▸ The exercise
Reproduce the material below line by line, beginning with its first line and ending with the line that contains "(errend) at (298,382);"; leave out pictures.

—————

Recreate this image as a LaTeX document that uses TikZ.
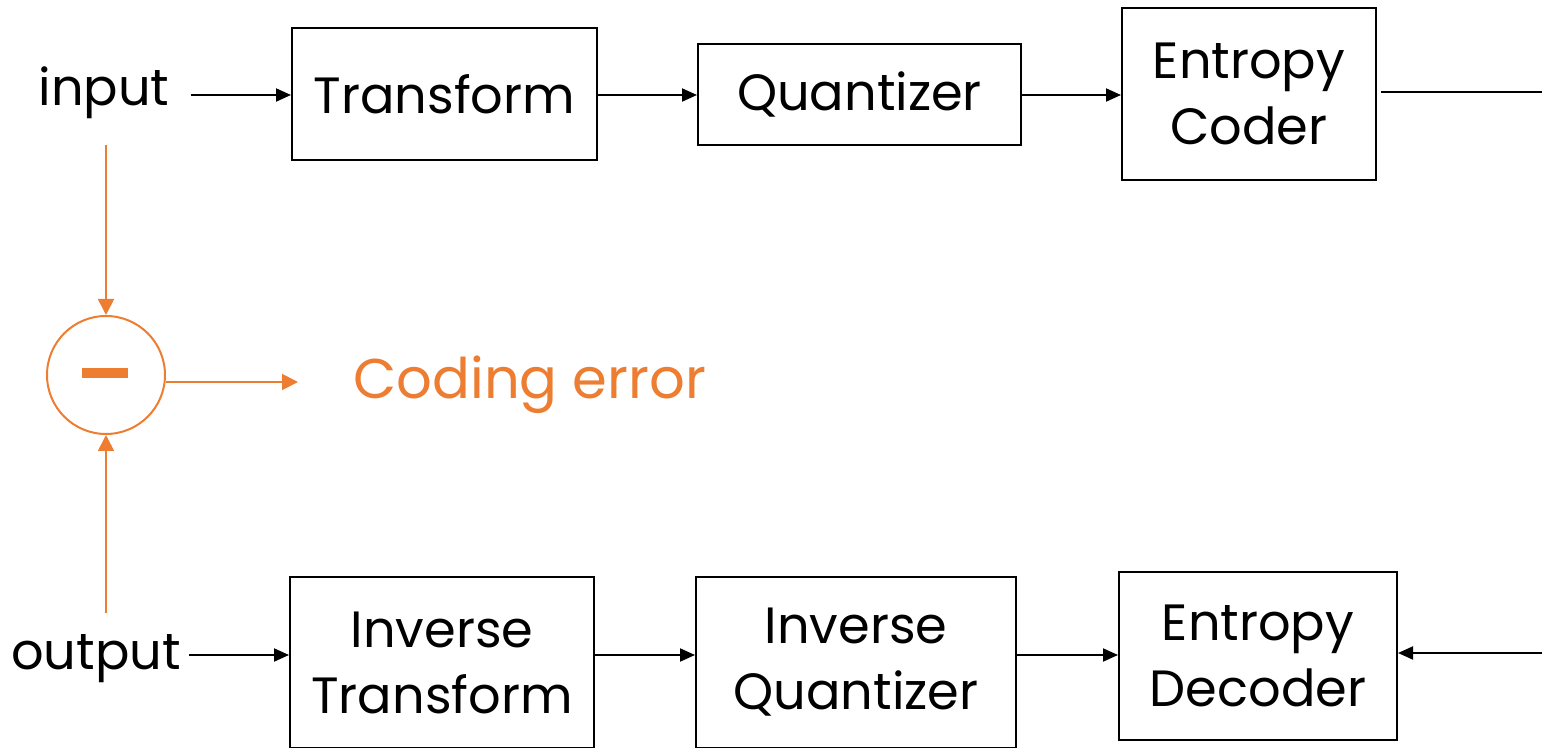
\documentclass[tikz,border=0pt]{standalone}
\usepackage{fontspec}
\setmainfont{Poppins}
\usetikzlibrary{arrows.meta,positioning}
\definecolor{errorange}{HTML}{ED7D31}

\begin{document}
\begin{tikzpicture}[x=0.5pt,y=-0.5pt,>={Triangle[length=7.5pt,width=6.5pt]},
  block/.style={shape=rectangle,draw,line width=1pt,align=center,font=\fontsize{25.5}{33}\selectfont,inner sep=0pt},
  label/.style={font=\fontsize{25.5}{33}\selectfont,inner sep=0pt},
  errline/.style={draw=errorange,line width=0.9pt}]
  \useasboundingbox (0,0) rectangle (1542,748);
	% encoder row
    \node (input) [label] at (104,93) {input};
    \node (trans) [block, minimum width=152.5pt, minimum height=66pt] at (444.5,94) {Transform};
    \node (quant) [block, minimum width=161.5pt, minimum height=50.5pt] at (859.5,94.5) {Quantizer};
    \node (ecoder) [block, minimum width=127pt, minimum height=86pt] at (1249,94) {Entropy\\Coder};
    \coordinate (chanout) at (1542,92);
	% decoder row
    \node (output) [label] at (96,659) {output};
    \node (itrans) [block, minimum width=152pt, minimum height=85.5pt] at (442,662.5) {Inverse\\Transform};
    \node (iquant) [block, minimum width=160pt, minimum height=85.5pt] at (856,662.5) {Inverse\\Quantizer};
    \node (edecoder) [block, minimum width=139pt, minimum height=84pt] at (1258,656) {Entropy\\Decoder};
    \coordinate (chanin) at (1542,653);
	% error
    \node (diff) [shape=circle, draw=errorange, line width=1pt, minimum size=59pt, inner sep=0pt] at (106,375) {};
    \fill[errorange] (82,368) rectangle (128,378);
    \node (err) [label, text=errorange, anchor=west, font=\fontsize{28}{33}\selectfont] at (353,385) {Coding error};
    \coordinate (errend) at (298,382);

	% connect the nodes
    \draw[->, line width=1pt] (191,95) -- (trans.west |- 0,95);
    \draw[->, line width=1pt] (trans.east |- 0,95) -- (quant.west |- 0,95);
    \draw[->, line width=1pt] (quant.east |- 0,95) -- (ecoder.west |- 0,95);
    \draw[line width=1pt] (1381,92) -- (chanout);
    \draw[->, line width=1pt] (189,655) -- (itrans.west |- 0,655);
    \draw[->, line width=1pt] (itrans.east |- 0,655) -- (iquant.west |- 0,655);
    \draw[->, line width=1pt] (iquant.east |- 0,655) -- (edecoder.west |- 0,655);
    \draw[->, line width=1pt] (chanin) -- (edecoder.east |- 0,653);
    \draw[-{Triangle[length=8pt,width=8pt]}, errline] (106,145) -- (diff.north);
    \draw[-{Triangle[length=8pt,width=8pt]}, errline] (106,613) -- (diff.south);
    \draw[-{Triangle[length=8pt,width=8pt]}, errline] (diff.east |- 0,382) -- (errend);
\end{tikzpicture}
\end{document}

—————

▸ Exercise response
Recreate this image as a LaTeX document that uses TikZ.
\documentclass[tikz,border=0pt]{standalone}
\usepackage{fontspec}
\setmainfont{Poppins}
\usetikzlibrary{arrows.meta,positioning}
\definecolor{errorange}{HTML}{ED7D31}

\begin{document}
\begin{tikzpicture}[x=0.5pt,y=-0.5pt,>={Triangle[length=7.5pt,width=6.5pt]},
  block/.style={shape=rectangle,draw,line width=1pt,align=center,font=\fontsize{25.5}{33}\selectfont,inner sep=0pt},
  label/.style={font=\fontsize{25.5}{33}\selectfont,inner sep=0pt},
  errline/.style={draw=errorange,line width=0.9pt}]
  \useasboundingbox (0,0) rectangle (1542,748);
	% encoder row
    \node (input) [label] at (104,93) {input};
    \node (trans) [block, minimum width=152.5pt, minimum height=66pt] at (444.5,94) {Transform};
    \node (quant) [block, minimum width=161.5pt, minimum height=50.5pt] at (859.5,94.5) {Quantizer};
    \node (ecoder) [block, minimum width=127pt, minimum height=86pt] at (1249,94) {Entropy\\Coder};
    \coordinate (chanout) at (1542,92);
	% decoder row
    \node (output) [label] at (96,659) {output};
    \node (itrans) [block, minimum width=152pt, minimum height=85.5pt] at (442,662.5) {Inverse\\Transform};
    \node (iquant) [block, minimum width=160pt, minimum height=85.5pt] at (856,662.5) {Inverse\\Quantizer};
    \node (edecoder) [block, minimum width=139pt, minimum height=84pt] at (1258,656) {Entropy\\Decoder};
    \coordinate (chanin) at (1542,653);
	% error
    \node (diff) [shape=circle, draw=errorange, line width=1pt, minimum size=59pt, inner sep=0pt] at (106,375) {};
    \fill[errorange] (82,368) rectangle (128,378);
    \node (err) [label, text=errorange, anchor=west, font=\fontsize{28}{33}\selectfont] at (353,385) {Coding error};
    \coordinate (errend) at (298,382);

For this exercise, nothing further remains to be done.